Museu Nacional do Brasil era o “maior museu de história natural da América Latina”
Fundado durante a época colonial, o Museu Nacional foi antes casa da família real. Tinha 20 milhões de peças, incluindo o fóssil mais antigo da região. "É uma catástrofe insuportável", diz um dos vice-directores.
Não era só a mais antiga instituição científica e de história natural do Brasil, era “o maior museu de história natural da América Latina”, afirmou ao site G1 Cristiana Serejo, uma das vice-directoras do Museu Nacional do Rio de Janeiro, consumido por um incêndio na noite de domingo.
Com um acervo de 20 milhões de peças, o Museu Nacional, que chegou a ser residência da família real portuguesa e da família imperial brasileira, teve origem no antigo Museu Real, fundado por decreto do rei João VI, em 1818, quando o país era ainda uma colónia portuguesa, há exactamente 200 anos. O objectivo da sua criação passava por disseminar o conhecimento e o estudo das ciências naturais pelo Brasil.
Com a independência do Brasil, em 1822, passa a chamar-se Museu Imperial e Nacional; depois, com a implantação da República, em 1889, recebe finalmente o nome de Museu Nacional.
Grande parte do que viriam a ser as suas colecções foi reunida ainda durante os períodos da Regência e do Império – incluindo as trazidas do chamado Museu do Imperador, uma das salas do Paço da Boa Vista. Tanto D. Pedro II, que foi o último imperador do Brasil, como a sua mãe, a Imperatriz Leopoldina, tinham grande interesse pelo coleccionismo e pelo estudo das ciências naturais.
As peças etnográficas vindas das ilhas Sandwich para o Imperador Pedro I, assim como múmias egípcias que este tinha adquirido, são disso exemplo. No museu estava também um diário da Imperatriz Leopoldina e um trono do Reino de Daomé, oferecido em 1811 ao então príncipe regente D. João VI.
O Paço de São Cristóvão, na Quinta da Boa Vista, também conhecido como Palácio de São Cristóvão ou Palácio Imperial, onde se erguia o Museu Nacional, foi a primeira residência da família real portuguesa e ali nasceu a princesa Isabel. Depois do golpe que derrubou D. Pedro II, pertenceu à família imperial brasileira e viria ainda a abrigar, durante um breve período, a primeira Assembleia Constituinte da República.
Com a proclamação da República e depois de a família imperial ter sido banida, os aposentos do palácio foram bastante descaracterizados e grande parte do seu mobiliário foi leiloado.
Antes, a zona onde se localiza o palácio integrara uma quinta jesuíta nos arredores do Rio de Janeiro. A ordem religiosa foi expulsa em 1759, altura em que a propriedade foi dividida.

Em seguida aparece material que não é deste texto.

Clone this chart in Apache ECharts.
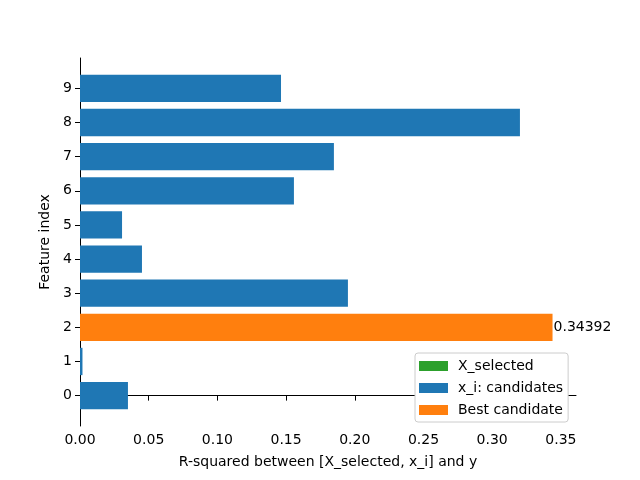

Para além das peças doadas directamente pela família real portuguesa, as primeiras colecções foram constituídas ainda a partir do património reunido pela Casa dos Pássaros, antiga Casa de História Natural, criada pelo vice-rei Luiz de Vasconcelos e Sousa em 1784, e por diferentes colecções particulares, incluindo a do geólogo alemão Abraham Gottlob Werner (1749-1817). Espécies geológicas, mineralógicas e zoológicas recolhidas por diferentes naturalistas estrangeiros no Brasil também foram ali reunidas.
Da colecção do museu fazia também parte o meteorito Bendegó, o maior alguma vez encontrado no Brasil e o 16.º a nível mundial. Por ser constituído de ferro maciço, o objecto sobreviveu a altas temperaturas. Estava no museu desde 1888, tendo sido encontrado no interior do estado da Bahia no final do século XVIII.
O fóssil Luzia e as línguas indígenas
Integraram também o acervo inicial do museu uma colecção de objectos mineralógicos doada pelo príncipe da Dinamarca e uma colecção ornitológica oferecida pelo Museu de Berlim. Entre os objectos mais valiosos do museu conta-se o fóssil mais antigo da América Latina, conhecido como Luzia, com quase 12 mil anos.
O museu albergava também o Centro de Documentação de Línguas Indígenas (CELIN), especializado na documentação de materiais linguísticos textuais e sonoros das diferentes línguas indígenas e variedades do português do Brasil.
Só 3000 objectos estavam em exibição permanente e actualmente apenas dez dos seus 30 espaços estavam abertos. Desde 1946 que o Museu Nacional estava associado à Universidade Federal do Rio de Janeiro. “É uma catástrofe insuportável. São 200 anos da herança deste país. São 200 anos de memória. São 200 anos de ciência”, lamentou, ouvido pela TV Globo, outro vice-director do museu, Luiz Duarte. “São 200 anos de cultura e de educação.”